- EXERCISE DESCRIPTION:
Please set down all the lines beneath this one exactly, without the pictures.
──────── DATASET SECTION
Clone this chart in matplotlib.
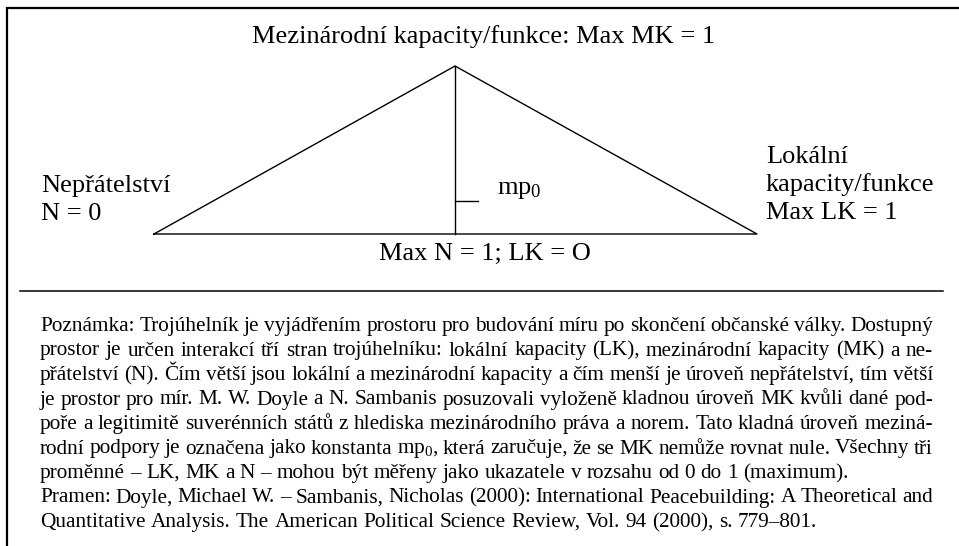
import matplotlib.pyplot as plt

plt.rcParams['font.family'] = ['Liberation Serif', 'DejaVu Serif']
plt.rcParams['mathtext.fontset'] = 'custom'
plt.rcParams['mathtext.rm'] = 'Liberation Serif'
plt.rcParams['mathtext.it'] = 'Liberation Serif:italic'

# Triangle corners: Nepřátelství, MK apex, Lokální kapacity
tri_x = [154, 455, 757]
tri_y = [234, 66, 234]
# mp0 marker on the vertical line
mp0_y = 201
mp0_len = 23

title_top = 'Mezinárodní kapacity/funkce: Max MK = 1'
label_left = ['Nepřátelství', 'N = 0']
label_right = ['Lokální', 'kapacity/funkce', 'Max LK = 1']
label_bottom = 'Max N = 1; LK = O'
label_mp0 = r'mp$_\mathrm{0}$'

note_lines = [
    'Poznámka: Trojúhelník je vyjádřením prostoru pro budování míru po skončení občanské války. Dostupný',
    'prostor je určen interakcí tří stran trojúhelníku: lokální kapacity (LK), mezinárodní kapacity (MK) a ne-',
    'přátelství (N). Čím větší jsou lokální a mezinárodní kapacity a čím menší je úroveň nepřátelství, tím větší',
    'je prostor pro mír. M. W. Doyle a N. Sambanis posuzovali vyloženě kladnou úroveň MK kvůli dané pod-',
    'poře a legitimitě suverénních států z hlediska mezinárodního práva a norem. Tato kladná úroveň meziná-',
    r'rodní podpory je označena jako konstanta mp$_\mathrm{0}$, která zaručuje, že se MK nemůže rovnat nule. Všechny tři',
    'proměnné – LK, MK a N – mohou být měřeny jako ukazatele v rozsahu od 0 do 1 (maximum).',
    'Pramen: Doyle, Michael W. – Sambanis, Nicholas (2000): International Peacebuilding: A Theoretical and',
    'Quantitative Analysis. The American Political Science Review, Vol. 94 (2000), s. 779–801.',
]
note_justify = [True, True, True, True, True, True, False, True, False]

fig = plt.figure(figsize=(9.59, 5.46), dpi=100)
ax = fig.add_axes([0, 0, 1, 1])
ax.set_xlim(0, 959)
ax.set_ylim(546, 0)
ax.axis('off')

# frame (only top and left edges are inside the picture)
ax.plot([7, 7, 959], [546, 8, 8], color='black', lw=1.6, solid_joinstyle='miter')
# separator above the note
ax.plot([20, 943], [291, 291], color='black', lw=1.1)

# triangle with the vertical line and the mp0 tick
ax.plot(tri_x + [tri_x[0]], tri_y + [tri_y[0]], color='black', lw=1.0)
ax.plot([tri_x[1], tri_x[1]], [tri_y[1], tri_y[0]], color='black', lw=1.0)
ax.plot([tri_x[1], tri_x[1] + mp0_len], [mp0_y, mp0_y], color='black', lw=1.0)

big = 19
ax.text(484, 43, title_top, fontsize=big, ha='center', va='baseline')
for i, s in enumerate(label_left):
    ax.text(41, 192 + i * 28, s, fontsize=big, va='baseline')
for i, s in enumerate(label_right):
    ax.text(766, 163 + i * 28, s, fontsize=big, va='baseline')
ax.text(485, 260, label_bottom, fontsize=big, ha='center', va='baseline')
ax.text(497, 194, label_mp0, fontsize=big, va='baseline')

# note, justified word by word
renderer = fig.canvas.get_renderer()
small = 15.3
x0, x1 = 40, 933
y0, dy = 331, 24.5


def width_of(s):
    t = ax.text(0, 0, s, fontsize=small)
    w = t.get_window_extent(renderer).width
    t.remove()
    return w


space = width_of('a a') - width_of('aa')
for k, line in enumerate(note_lines):
    y = y0 + k * dy
    words = line.split(' ')
    widths = [width_of(w) for w in words]
    if note_justify[k] and len(words) > 1:
        gap = (x1 - x0 - sum(widths)) / (len(words) - 1)
    else:
        gap = space
    x = x0
    for w, wd in zip(words, widths):
        ax.text(x, y, w, fontsize=small, va='baseline')
        x += wd + gap

fig.savefig('out.png', dpi=100)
────────────────
- REPLY TO THE EXERCISE:
Clone this chart in matplotlib.
import matplotlib.pyplot as plt

plt.rcParams['font.family'] = ['Liberation Serif', 'DejaVu Serif']
plt.rcParams['mathtext.fontset'] = 'custom'
plt.rcParams['mathtext.rm'] = 'Liberation Serif'
plt.rcParams['mathtext.it'] = 'Liberation Serif:italic'

# Triangle corners: Nepřátelství, MK apex, Lokální kapacity
tri_x = [154, 455, 757]
tri_y = [234, 66, 234]
# mp0 marker on the vertical line
mp0_y = 201
mp0_len = 23

title_top = 'Mezinárodní kapacity/funkce: Max MK = 1'
label_left = ['Nepřátelství', 'N = 0']
label_right = ['Lokální', 'kapacity/funkce', 'Max LK = 1']
label_bottom = 'Max N = 1; LK = O'
label_mp0 = r'mp$_\mathrm{0}$'

note_lines = [
    'Poznámka: Trojúhelník je vyjádřením prostoru pro budování míru po skončení občanské války. Dostupný',
    'prostor je určen interakcí tří stran trojúhelníku: lokální kapacity (LK), mezinárodní kapacity (MK) a ne-',
    'přátelství (N). Čím větší jsou lokální a mezinárodní kapacity a čím menší je úroveň nepřátelství, tím větší',
    'je prostor pro mír. M. W. Doyle a N. Sambanis posuzovali vyloženě kladnou úroveň MK kvůli dané pod-',
    'poře a legitimitě suverénních států z hlediska mezinárodního práva a norem. Tato kladná úroveň meziná-',
    r'rodní podpory je označena jako konstanta mp$_\mathrm{0}$, která zaručuje, že se MK nemůže rovnat nule. Všechny tři',
    'proměnné – LK, MK a N – mohou být měřeny jako ukazatele v rozsahu od 0 do 1 (maximum).',
    'Pramen: Doyle, Michael W. – Sambanis, Nicholas (2000): International Peacebuilding: A Theoretical and',
    'Quantitative Analysis. The American Political Science Review, Vol. 94 (2000), s. 779–801.',
]
note_justify = [True, True, True, True, True, True, False, True, False]

fig = plt.figure(figsize=(9.59, 5.46), dpi=100)
ax = fig.add_axes([0, 0, 1, 1])
ax.set_xlim(0, 959)
ax.set_ylim(546, 0)
ax.axis('off')

# frame (only top and left edges are inside the picture)
ax.plot([7, 7, 959], [546, 8, 8], color='black', lw=1.6, solid_joinstyle='miter')
# separator above the note
ax.plot([20, 943], [291, 291], color='black', lw=1.1)

# triangle with the vertical line and the mp0 tick
ax.plot(tri_x + [tri_x[0]], tri_y + [tri_y[0]], color='black', lw=1.0)
ax.plot([tri_x[1], tri_x[1]], [tri_y[1], tri_y[0]], color='black', lw=1.0)
ax.plot([tri_x[1], tri_x[1] + mp0_len], [mp0_y, mp0_y], color='black', lw=1.0)

big = 19
ax.text(484, 43, title_top, fontsize=big, ha='center', va='baseline')
for i, s in enumerate(label_left):
    ax.text(41, 192 + i * 28, s, fontsize=big, va='baseline')
for i, s in enumerate(label_right):
    ax.text(766, 163 + i * 28, s, fontsize=big, va='baseline')
ax.text(485, 260, label_bottom, fontsize=big, ha='center', va='baseline')
ax.text(497, 194, label_mp0, fontsize=big, va='baseline')

# note, justified word by word
renderer = fig.canvas.get_renderer()
small = 15.3
x0, x1 = 40, 933
y0, dy = 331, 24.5


def width_of(s):
    t = ax.text(0, 0, s, fontsize=small)
    w = t.get_window_extent(renderer).width
    t.remove()
    return w


space = width_of('a a') - width_of('aa')
for k, line in enumerate(note_lines):
    y = y0 + k * dy
    words = line.split(' ')
    widths = [width_of(w) for w in words]
    if note_justify[k] and len(words) > 1:
        gap = (x1 - x0 - sum(widths)) / (len(words) - 1)
    else:
        gap = space
    x = x0
    for w, wd in zip(words, widths):
        ax.text(x, y, w, fontsize=small, va='baseline')
        x += wd + gap

fig.savefig('out.png', dpi=100)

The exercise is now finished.